In his last fishing report Guide Rob McComas (828-674-5041) discussed how the contours of Lake Jocassee (a deep, somewhat-bowl shaped lake) and the laws of physics mean that it is slow to cool in the winter – and slow to warm in the spring. Compared to the amount of water the lake holds, there is relatively little surface area through which heat can escape and be absorbed, especially relative to a shallower, sprawling lake such as Santee. But despite the constraints of physics and geography, in the last week Jocassee water temperatures have shot up by an incredible 6 or 7 degrees, and gone from the low to mid-50s. As a result of this Lake Jocassee bass are behaving now like they usually behave in April.
Rob reports that fish are getting into an aggressive, pre-spawn pattern and starting to head toward the banks pretty hard. They are migrating from main lake points back towards the rivers, creeks and coves, and it is worth fishing around any obvious cover – laydowns are especially good. The most aggressive fish will be in 15 feet or less and so this range may make the most sense to target.

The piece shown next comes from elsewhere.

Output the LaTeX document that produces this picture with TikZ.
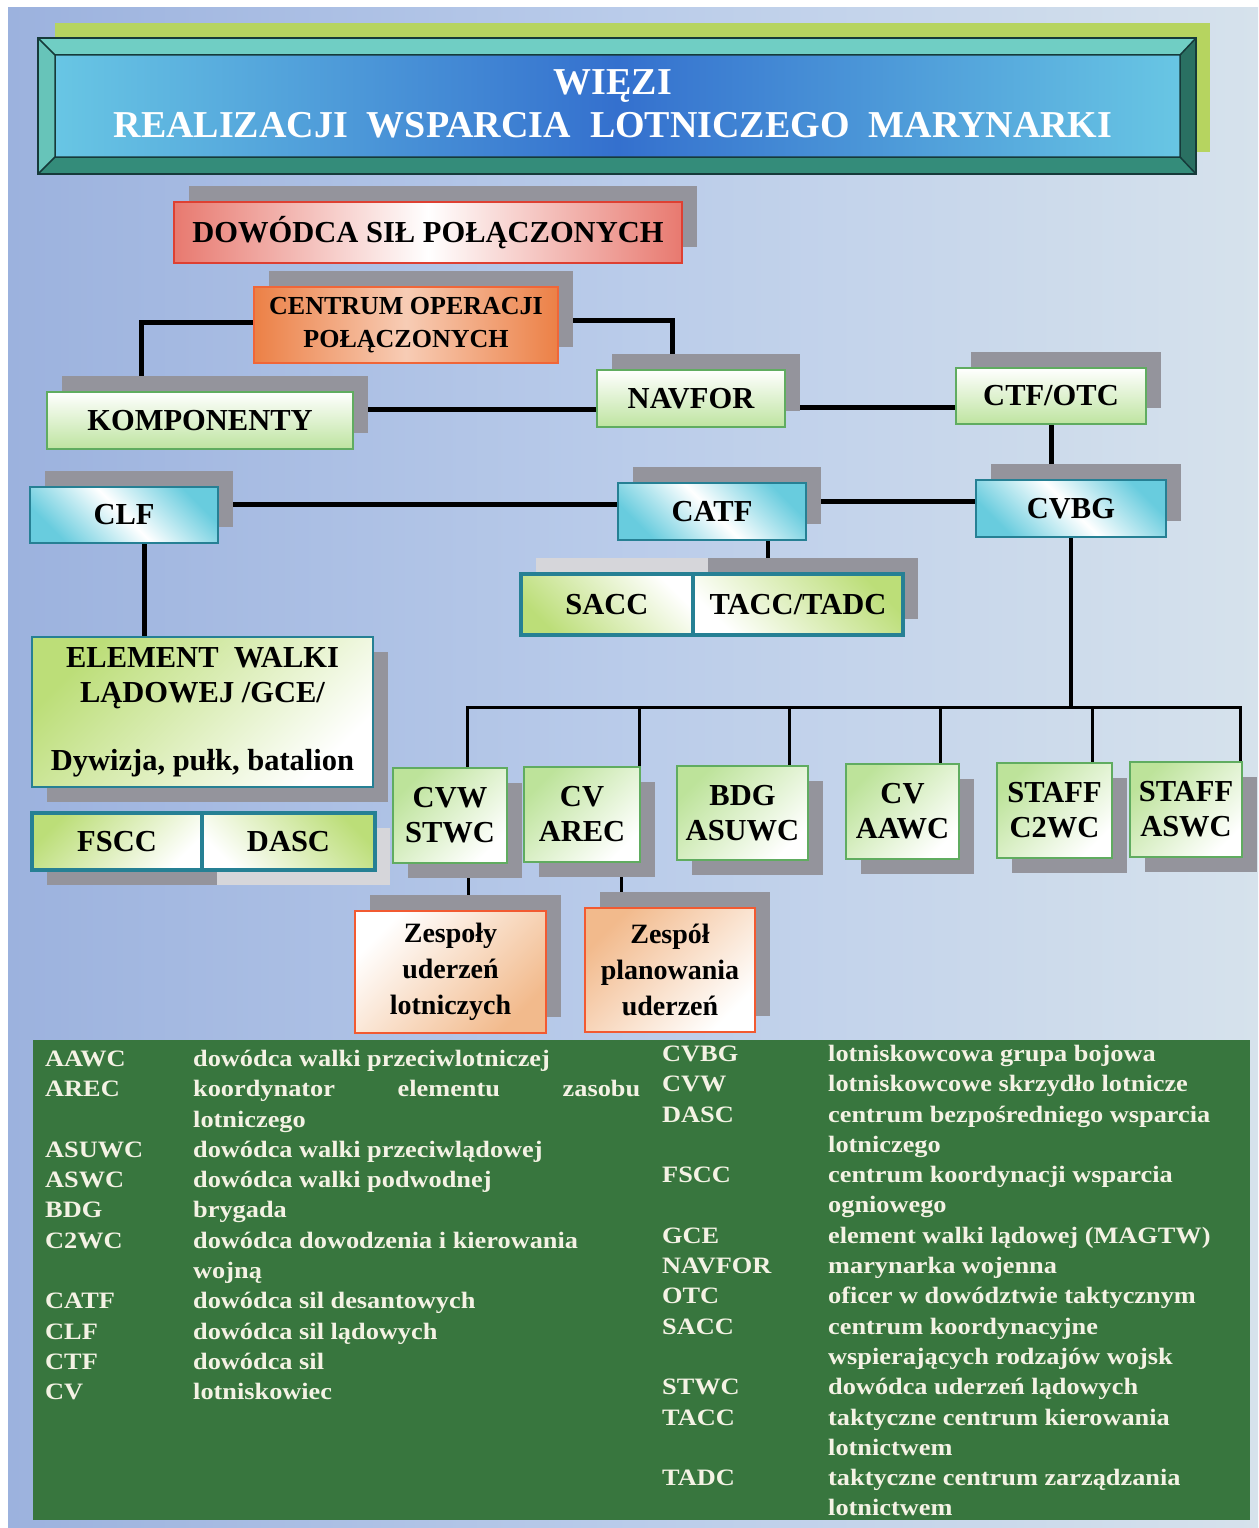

Both soft and hard jerkbaits can be a good option, and on Lake Jocassee it is hard to go wrong with soft plastics such as a fluke. On cloudy, rainy days spinnerbaits can be effective fished around laydowns.
While the spawn is still a little ways off fish are heading towards the areas where they will eventually spawn, and spawning behavior on Lake Jocassee is a bit unusual. Certainly there are some traditional protected coves with sandy bottoms where some fish will spawn, but there are only a handful of areas like that on Lake Jocassee. Fish aren’t going to travel miles and miles for a traditional spawning flat on which to bed, and Rob says that because so much of the lake is deep and rocky fish will adapt. He has seen fish spawn on rocky banks, points, and slabs as well as out deeper. Oftentimes if you drive along a bank and see a number of beds 8 out of 10 beds will belong to smaller spotted bass, while largemouth will often be out in 8-12 feet of water. Clear water allows deeper light penetration on Jocassee, and it is speculated that smallmouth must be spawning deeper because Rob has never actually seen them bedding.
Lake Jocassee is at 97.6% of full pool.
Trout: Fair to good. Guide Sam Jones (864-280-9056) reports that while they are not wearing out the fish right now, some decent trout are being caught on Lake Jocassee. In the past week or so his boat has caught 3 fish over 5 pounds as well as plenty of fish in the 3-4 pound range. There are also plenty of sublegal stocker-sized fish to be caught. Fish are highly scattered out, and anglers are catching fish around pretty much all of their normal spots. Sam says it’s rare to hear of someone fishing in their preferred area where they have confidence and not catching fish. The flip side of this is that there are no real hot spots right now. Some fish are being caught in the big water around the dam, and there are also fish up in the rivers and in the very backs. Trout are being caught from the surface down to 50 feet, with 30-40 feet being the best range. They are hitting both bait and hardware, although the bite is a bit better on hardware. 2-3 inch spoons have been the best bet, and Sam always has the most confidence in Sutton Spoons. Doctors and Apex Spoons have also been catching fish.